Here are three different implementations of the same program, print_line. The program takes two arguments, a filename, and a line number to extract.

The version in Example 8.1 simply reads lines until it finds the one it's looking for.

Example 8.1: print_line-v1

#!/usr/bin/perl -w
# print_line-v1 - linear style

@ARGV == 2 or die "usage: print_line FILENAME LINE_NUMBER\n";

($filename, $line_number) = @ARGV;
open(INFILE, "< $filename") or die "Can't open $filename for reading: $!\n";
while (<INFILE>) {
    $line = $_;
    last if $. == $line_number;
}
if ($. != $line_number) {
    die "Didn't find line $line_number in $filename\n";
}
print;

The index version in Example 8.2 must build an index.
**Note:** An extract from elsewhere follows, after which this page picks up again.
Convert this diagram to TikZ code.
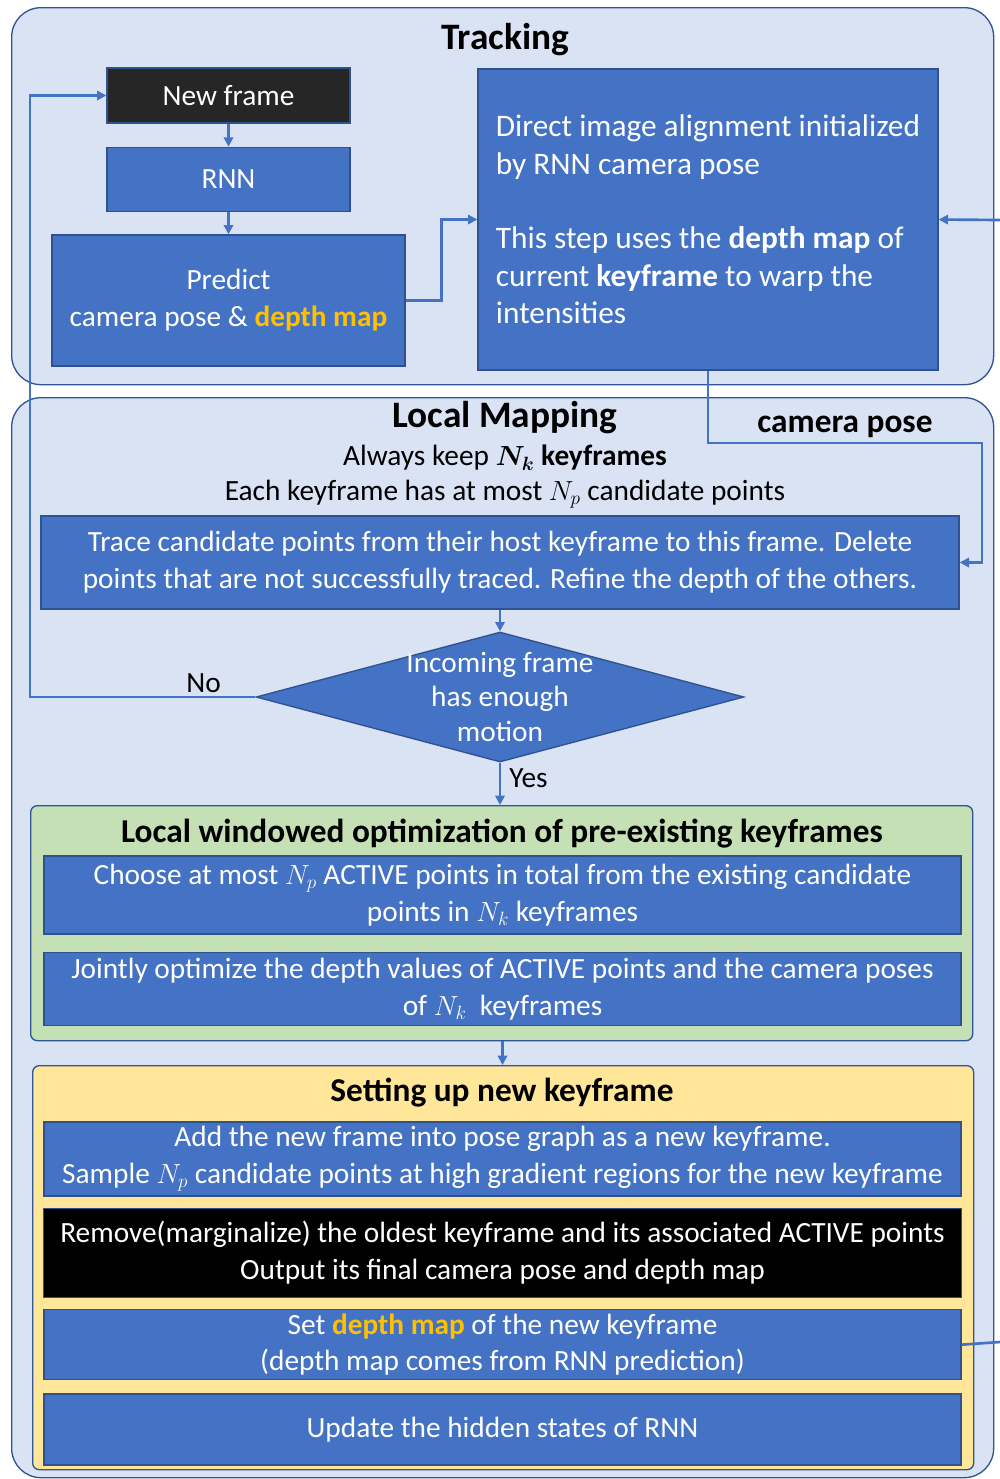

For many lookups, you could build the index once and then use it for all subsequent lookups:

Example 8.2: print_line-v2

#!/usr/bin/perl -w
# print_line-v2 - index style
# build_index and line_with_index from above
@ARGV == 2 or
    die "usage: print_line FILENAME LINE_NUMBER";

($filename, $line_number) = @ARGV;
open(ORIG, "< $filename") 
        or die "Can't open $filename for reading: $!";

# open the index and build it if necessary
# there's a race condition here: two copies of this
# program can notice there's no index for the file and
# try to build one.  This would be easily solved with
# locking
$indexname = "$filename.index";
sysopen(IDX, $indexname, O_CREAT|O_RDWR)
         or die "Can't open $indexname for read/write: $!";
build_index(*ORIG, *IDX) if -z $indexname;  # XXX: race unless lock

$line = line_with_index(*ORIG, *IDX, $line_number);
die "Didn't find line $line_number in $filename" unless defined $line;
print $line;

The DB_File version in Example 8.3 is indistinguishable from magic.

Example 8.3: print_line-v3

#!/usr/bin/perl -w
# print_line-v3 - DB_File style
use DB_File;
use Fcntl;

@ARGV == 2 or
    die "usage: print_line FILENAME LINE_NUMBER\n";

($filename, $line_number) = @ARGV;
$tie = tie(@lines, "DB_File", $filename, O_RDWR, 0666, $DB_RECNO)
        or die "Cannot open file $filename: $!\n";

unless ($line_number < $tie->length) {
    die "Didn't find line $line_number in $filename\n"
}

print $lines[$line_number-1];                        # easy, eh?